Diversifying Human Pose in Synthetic Data for Aerial-view Human Detection
This addresses the data scarcity problem for researchers and practitioners in aerial-view human detection, though it is an incremental improvement on existing synthetic data methods.
The paper tackles the challenge of diversifying human poses in synthetic data for aerial-view human detection by proposing SynPoseDiv, a framework that generates realistic 3D poses and translates images to new poses, resulting in significant improvements in detection accuracy across multiple benchmarks, particularly in low-shot scenarios.

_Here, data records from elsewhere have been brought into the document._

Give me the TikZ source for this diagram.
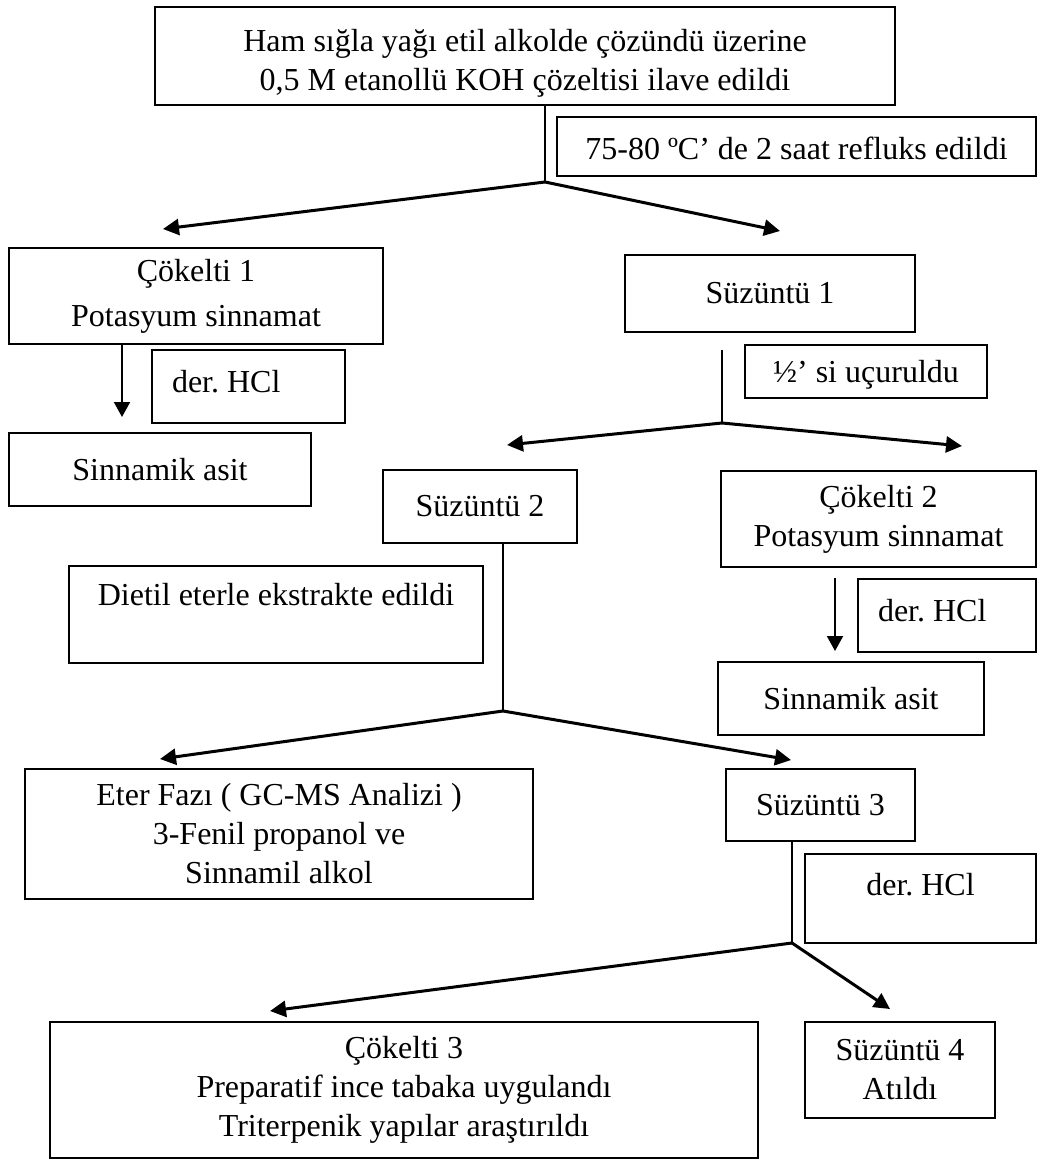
\documentclass[tikz,border=0pt]{standalone}
\usepackage{fontspec}
\setmainfont{Liberation Serif}
\usetikzlibrary{arrows.meta}

\tikzset{
  box/.style={draw, line width=1pt, align=center, inner sep=0pt,
    font=\fontsize{16}{19.5}\selectfont\frenchspacing},
  flow/.style={line width=1.5pt, -{Triangle[length=8pt,width=8pt]}},
  stem/.style={line width=0.8pt},
  drop/.style={line width=1pt, -{Triangle[length=7.5pt,width=8pt]}}
}

\begin{document}
\begin{tikzpicture}[x=0.5pt,y=-0.5pt]
    \useasboundingbox (0,0) rectangle (1038,1160);

    % Boxes
    \node[box, minimum width=370pt, minimum height=49pt] (ham) at (525,56)
      {\rule{0pt}{18pt}Ham sığla yağı etil alkolde çözündü üzerine\\0,5 M etanollü KOH çözeltisi ilave edildi};
    \node[box, minimum width=239.5pt, minimum height=29.5pt, text height=13pt] (reflux) at (796.5,146.5)
      {75-80 ºC’ de 2 saat refluks edildi};
    \node[box, minimum width=187pt, minimum height=48pt] (cok1) at (196,296)
      {Çökelti 1\\[3pt]Potasyum sinnamat};
    \node[box, minimum width=145pt, minimum height=38.5pt] (suz1) at (770,293.5)
      {Süzüntü 1};
    \node[box, minimum height=36.5pt, inner xsep=10pt, text depth=5pt] (hcl1) at (248.5,386.5)
      {\makebox[76.5pt][l]{der. HCl}};
    \node[box, minimum width=121pt, minimum height=26.5pt, text height=14pt] (half) at (866,371.5)
      {½’ si uçuruldu};
    \node[box, minimum width=151pt, minimum height=36.5pt] (asit1) at (160,469.5)
      {Sinnamik asit};
    \node[box, minimum width=97pt, minimum height=36.5pt] (suz2) at (480,506.5)
      {Süzüntü 2};
    \node[box, minimum width=157.5pt, minimum height=48pt] (cok2) at (878.5,519)
      {Çökelti 2\\Potasyum sinnamat};
    \node[box, minimum width=207pt, minimum height=48.5pt, text depth=20pt] (dietil) at (276,614.5)
      {Dietil eterle ekstrakte edildi};
    \node[box, minimum height=36.5pt, inner xsep=10pt, text depth=5pt] (hcl2) at (947,615.5)
      {\makebox[69pt][l]{der. HCl}};
    \node[box, minimum width=133pt, minimum height=36.5pt] (asit2) at (851,698.5)
      {Sinnamik asit};
    \node[box, minimum width=254pt, minimum height=65pt] (eter) at (279,834)
      {Eter Fazı ( GC-MS Analizi )\\3-Fenil propanol ve\\Sinnamil alkol};
    \node[box, minimum width=94.5pt, minimum height=36pt] (suz3) at (820.5,805)
      {Süzüntü 3};
    \node[box, minimum width=115.5pt, minimum height=44.5pt, text depth=14pt] (hcl3) at (920.5,898.5)
      {der. HCl};
    \node[box, minimum width=354pt, minimum height=68pt] (cok3) at (404,1090)
      {Çökelti 3\\Preparatif ince tabaka uygulandı\\Triterpenik yapılar araştırıldı};
    \node[box, minimum width=95pt, minimum height=48pt] (suz4) at (900,1070)
      {Süzüntü 4\\Atıldı};

    % Split after reflux
    \coordinate (s0) at (545,182);
    \coordinate (t1) at (163,229);
    \coordinate (t2) at (780,231);
    \draw[stem] (ham.south -| s0) -- (s0);
    \draw[flow] (s0) -- (t1);
    \draw[flow] (s0) -- (t2);

    % Precipitate 1 to acid
    \coordinate (t3) at (122,417);
    \draw[drop] (cok1.south -| t3) -- (t3);

    % Split after evaporation
    \coordinate (s1top) at (722,350);
    \coordinate (s1) at (722,423);
    \coordinate (t4) at (507,445);
    \coordinate (t5) at (962,446);
    \draw[stem] (s1top) -- (s1);
    \draw[flow] (s1) -- (t4);
    \draw[flow] (s1) -- (t5);

    % Precipitate 2 to acid
    \coordinate (t6top) at (835,578);
    \coordinate (t6) at (835,651);
    \draw[drop] (t6top) -- (t6);

    % Split after ether extraction
    \coordinate (s2) at (503,711);
    \coordinate (t7) at (160,759);
    \coordinate (t8) at (791,760);
    \draw[stem] (suz2.south -| s2) -- (s2);
    \draw[flow] (s2) -- (t7);
    \draw[flow] (s2) -- (t8);

    % Split after HCl
    \coordinate (s3) at (792,943);
    \coordinate (t9) at (270,1011);
    \coordinate (t10) at (890,1009);
    \draw[stem] (suz3.south -| s3) -- (s3);
    \draw[flow] (s3) -- (t9);
    \draw[flow] (s3) -- (t10);

\end{tikzpicture}
\end{document}
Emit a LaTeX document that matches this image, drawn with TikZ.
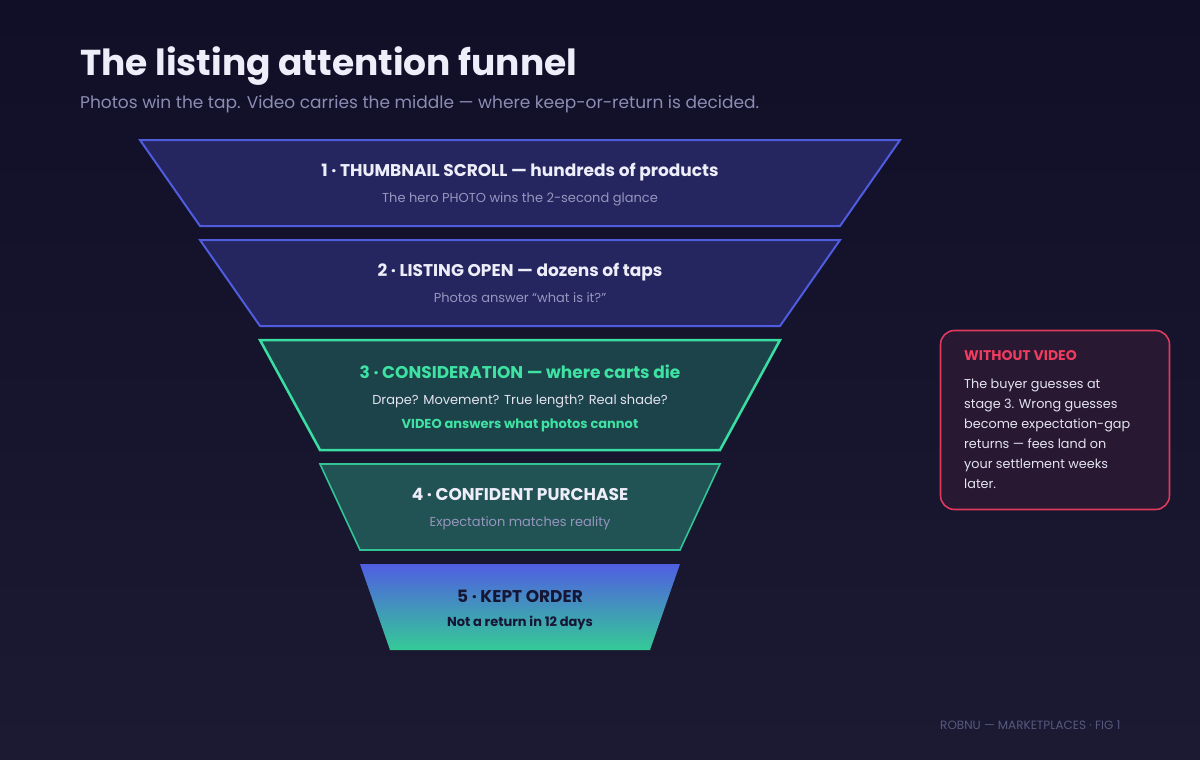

Synthetic data generation has emerged as a promising solution to the data scarcity issue in aerial-view human detection. However, creating datasets that accurately reflect varying real-world human appearances, particularly diverse poses, remains challenging and labor-intensive. To address this, we propose SynPoseDiv, a novel framework that diversifies human poses within existing synthetic datasets. SynPoseDiv tackles two key challenges: generating realistic, diverse 3D human poses using a diffusion-based pose generator, and producing images of virtual characters in novel poses through a source-to-target image translator. The framework incrementally transitions characters into new poses using optimized pose sequences identified via Dijkstra's algorithm. Experiments demonstrate that SynPoseDiv significantly improves detection accuracy across multiple aerial-view human detection benchmarks, especially in low-shot scenarios, and remains effective regardless of the training approach or dataset size.